Imagine my surprise, revulsion, horror, and confusion when I saw this staring back at me from The Michigan Scene Blog! My first thought was total disgust, and I threw-up in my mouth. The next thought was, nice ass dude, or whatever you are! What's your number? That MS chick is some kinda evil genius, isn't she?
I don't know whether it's the pressure of the State Championships in a few days ('come on man this isn't World's is it?) the weather, or all that shitty half-off cheap wine I drank last night, but the Michigan Cyclocross World (not to be confused with Cyclocross World) is taking some strange twists and turns as we approach "C" day on Sunday. Like the strange photo above. (Keep checking in on The Michigan Scene, it's on fire - that Russian looking chick is putting up like four blogs a day featuring everybody from Gary Coleman to Mr. T!)
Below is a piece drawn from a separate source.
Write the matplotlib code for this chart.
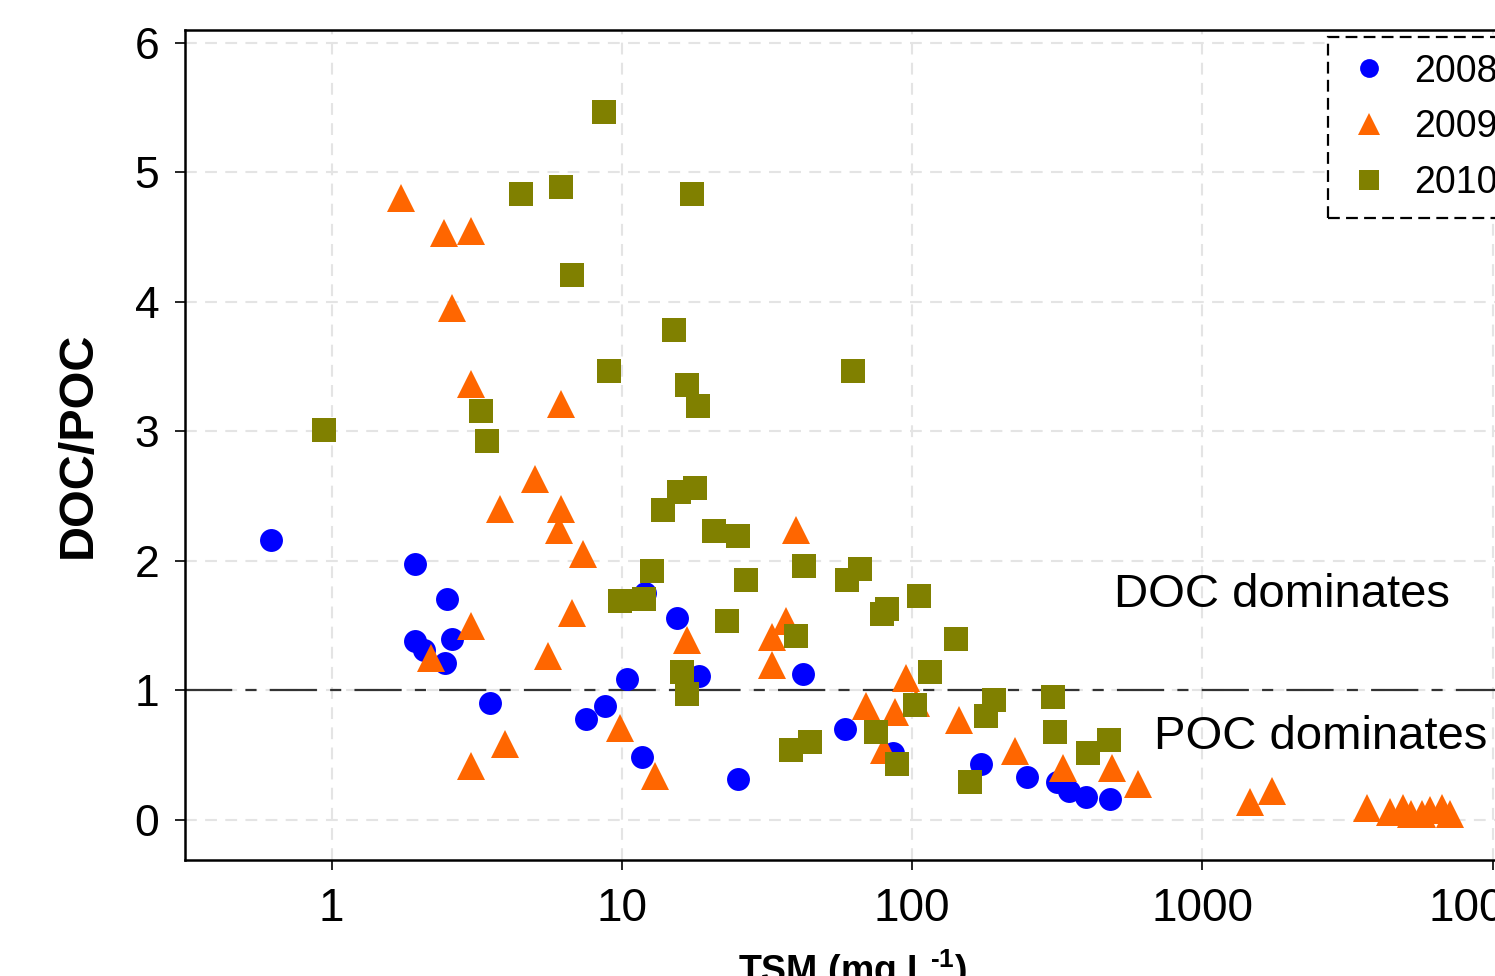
import matplotlib
matplotlib.use("Agg")
import matplotlib.pyplot as plt
from matplotlib.ticker import FixedLocator, FixedFormatter, NullLocator

plt.rcParams['font.family'] = ['Liberation Sans', 'DejaVu Sans']
plt.rcParams['lines.scale_dashes'] = False
plt.rcParams['mathtext.fontset'] = 'custom'
plt.rcParams['mathtext.rm'] = 'Liberation Sans:bold'
plt.rcParams['mathtext.bf'] = 'Liberation Sans:bold'

# ---- data ----
tsm_2008 = [0.62, 1.94, 1.94, 2.08, 2.50, 2.61, 2.46, 3.52, 7.54, 8.75, 10.4, 11.7, 12.0,
            15.5, 18.5, 25.2, 42, 58.9, 86, 173, 249, 315, 347, 398, 480]
ratio_2008 = [2.16, 1.98, 1.38, 1.31, 1.71, 1.40, 1.21, 0.90, 0.78, 0.88, 1.09, 0.49, 1.75,
              1.56, 1.11, 0.32, 1.13, 0.70, 0.52, 0.43, 0.33, 0.29, 0.22, 0.18, 0.16]

tsm_2009 = [1.74, 2.44, 3.02, 2.60, 3.02, 6.18, 5.03, 3.80, 6.18, 6.08, 7.35, 3.02, 2.20,
            6.73, 5.56, 3.96, 3.02, 9.86, 13.0, 16.8, 39.8, 36.7, 32.9, 32.9, 95.3, 69.4,
            87.3, 103, 80, 145, 226, 331, 488, 600, 1459, 1740, 3700, 4430, 4900, 5250,
            5700, 6080, 6700, 7130]
ratio_2009 = [4.80, 4.53, 4.55, 3.95, 3.37, 3.21, 2.63, 2.40, 2.40, 2.24, 2.05, 1.50, 1.25,
              1.60, 1.27, 0.59, 0.42, 0.71, 0.34, 1.39, 2.24, 1.54, 1.41, 1.20, 1.10, 0.88,
              0.83, 0.90, 0.54, 0.77, 0.53, 0.40, 0.40, 0.28, 0.135, 0.22, 0.09, 0.06, 0.09,
              0.05, 0.05, 0.08, 0.09, 0.05]

tsm_2010 = [8.69, 4.50, 6.18, 6.74, 9.04, 3.28, 3.42, 0.94, 17.5, 15.1, 16.8, 18.3, 62.5,
            9.88, 11.9, 12.7, 13.9, 15.7, 17.9, 20.8, 25.1, 26.7, 23.0, 42.4, 39.8, 16.1,
            16.8, 38.2, 44.5, 59.7, 66.3, 78.5, 81.8, 106, 142, 115, 102, 75, 89, 191, 180,
            158, 306, 311, 404, 476]
ratio_2010 = [5.47, 4.83, 4.89, 4.21, 3.47, 3.16, 2.93, 3.01, 4.83, 3.78, 3.36, 3.20, 3.47,
              1.69, 1.71, 1.92, 2.39, 2.53, 2.56, 2.23, 2.19, 1.85, 1.54, 1.96, 1.42, 1.14,
              0.97, 0.54, 0.60, 1.85, 1.94, 1.59, 1.63, 1.73, 1.40, 1.14, 0.89, 0.68, 0.43,
              0.93, 0.80, 0.29, 0.95, 0.68, 0.52, 0.62]

series_labels = ["2008", "2009", "2010"]
x_ticks = [1, 10, 100, 1000, 10000]
x_tick_labels = ["1", "10", "100", "1000", "10000"]
y_ticks = [0, 1, 2, 3, 4, 5, 6]
threshold = 1.0

# ---- figure ----
W, H = 1495, 976
fig = plt.figure(figsize=(W / 100, H / 100), dpi=100)
ax = fig.add_axes([185 / W, (H - 860) / H, (1521 - 185) / W, (860 - 30) / H])

ax.set_xscale('log')
ax.set_xlim(0.3128, 12520)
ax.set_ylim(-0.309, 6.10)

ax.plot(tsm_2008, ratio_2008, linestyle='none', marker='o', markersize=16.5,
        color='#0000FF', markeredgewidth=0, label=series_labels[0], zorder=3)
ax.plot(tsm_2009, ratio_2009, linestyle='none', marker='^', markersize=20,
        color='#FF6600', markeredgewidth=0, label=series_labels[1], zorder=4)
ax.plot(tsm_2010, ratio_2010, linestyle='none', marker='s', markersize=17,
        color='#808000', markeredgewidth=0, label=series_labels[2], zorder=5)

ax.axhline(threshold, color='#333333', linewidth=1.6, dashes=(34, 9.5, 8, 9.5), zorder=2)

ax.text(495, 1.645, "DOC dominates", fontsize=34, ha='left', va='baseline', zorder=6)
ax.text(680, 0.548, "POC dominates", fontsize=34, ha='left', va='baseline', zorder=6)

ax.xaxis.set_major_locator(FixedLocator(x_ticks))
ax.xaxis.set_major_formatter(FixedFormatter(x_tick_labels))
ax.xaxis.set_minor_locator(NullLocator())
ax.set_yticks(y_ticks)

ax.grid(True, which='major', color='#e4e4e4', linewidth=1.5, dashes=(8.5, 6))
ax.set_axisbelow(True)

for s in ax.spines.values():
    s.set_linewidth(1.8)
    s.set_color('black')

ax.tick_params(axis='x', direction='out', length=7.5, width=1.2, pad=12, labelsize=33)
ax.tick_params(axis='y', direction='out', length=7.5, width=1.2, pad=11, labelsize=32)

ax.set_ylabel("DOC/POC", fontsize=35, fontweight='bold', labelpad=24)
ax.set_xlabel(r"TSM (mg L$^{\text{-1}}$)", fontsize=27, fontweight='bold', labelpad=12)

leg = fig.legend(loc='upper left', bbox_to_anchor=(1328 / W, 1 - 37 / H),
                 bbox_transform=fig.transFigure, borderaxespad=0, fontsize=27,
                 markerscale=0.82, numpoints=1, handlelength=1.28, handletextpad=0.58,
                 borderpad=0.44, labelspacing=0.53, fancybox=False, framealpha=1)
frame = leg.get_frame()
frame.set_edgecolor('black')
frame.set_linewidth(1.6)
frame.set_linestyle((0, (8.5, 4.5)))

fig.savefig("out.png", dpi=100)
Look what MIS has done to our good friend, and Champion cyclocross Michael "The Whiz"Wissink. Yeah I can see the Whiz hangin' at the park and blowin' off the day.
Of course my favorite TMS disfiguration has to John Osgood as Obi Wan Krossobi. See he's winking at you with all that cross knowledge and Pabst stored up in his big brain.
And when you thought it couldn't getting any weirder - they turned Brian Hancock into a tatted up chick. Oh Brian what have they done to you?
And Marne Smiley as a monster? No that's just too cruel ...
This has to be somewhere in Orgegon, ya think? I can't wait for the second season of Portlandia, can you?
But it isn't just happening here in Michigan. It's everywhere! Just look at this cyclocross race that turned into a wild orgy in the Pacific Northwest. Yeah don't go for the dollar grab from her ass with your hand dude, use your mouth.This would never happen in Michigan. Well maybe this weekend the worm will turn. Lets hope! Or not hope, I mean.
To dial up the weirdness a couple of notches we are asking a few Mchigan Based teams to switch over to new uniforms for the State Championship. You know, like the "Combat Uniforms" at that MSU donned for the Michigan game. Or all those f*ckin goofy outfits that the Oregon Ducks wear every week. Thank God for Nike, huh? Or College football would be boring and not worth watching anymore.
Here's the new skin suit. We'll paint on your team name where the Diamondback is. The paint is mixed with embrocation so you'll be hot. Maybe not this hot, but hot. I can see Joe Brown in this, can't you?
This is the new "Easy-Mount" uniform just in from Paris. Never again will saggy, wet cycling shorts or the droopy but of your skinsuit snag on the remount. Those heel "spikes" are also good in the mud, we hear.
"Yeah put me back on my bike," indeed. Could this be what really did Tom in on that climb?
Here's just a look at the the "Easy Mount" suit on the way up some famous hill. You see the hill, right?
"This sponsor logo is really starting to tickle me right here."
Well I'm getting the paint brushes out right now and going to work. I'm just a little worried about applying the embro-paint on the shorts sections. Any suggestions?
Remember the last time I was slathering on about a Ridley, when I have a perfectly great bike(s) right now. I think that was exaccerbated by this photo of Liz Hatch, below.
Well things have gotten worse, after seeing this ... there just seems to be too much Ridley love in the world, doesn't there? Maybe it's the freaking tall head tubes ...
Hey you, b*tch! Whatcha doin' in bed with MY SWEET RIDLEY? Get up, get dressed, get out!
Finally a nice video of the Wednesday Worlds from Colorado, on the Mud and Cowbells site, where everyone, apparently, rides a Ridley. I think they must mine them out of the ground. Well enjoy, the video, and note how they have a course laid out without any stakes or markers. I think they just designate areas where you hope off the bike, and then back on. Tell me what you think. Maybe you can tell me at the ride tonight. See ya!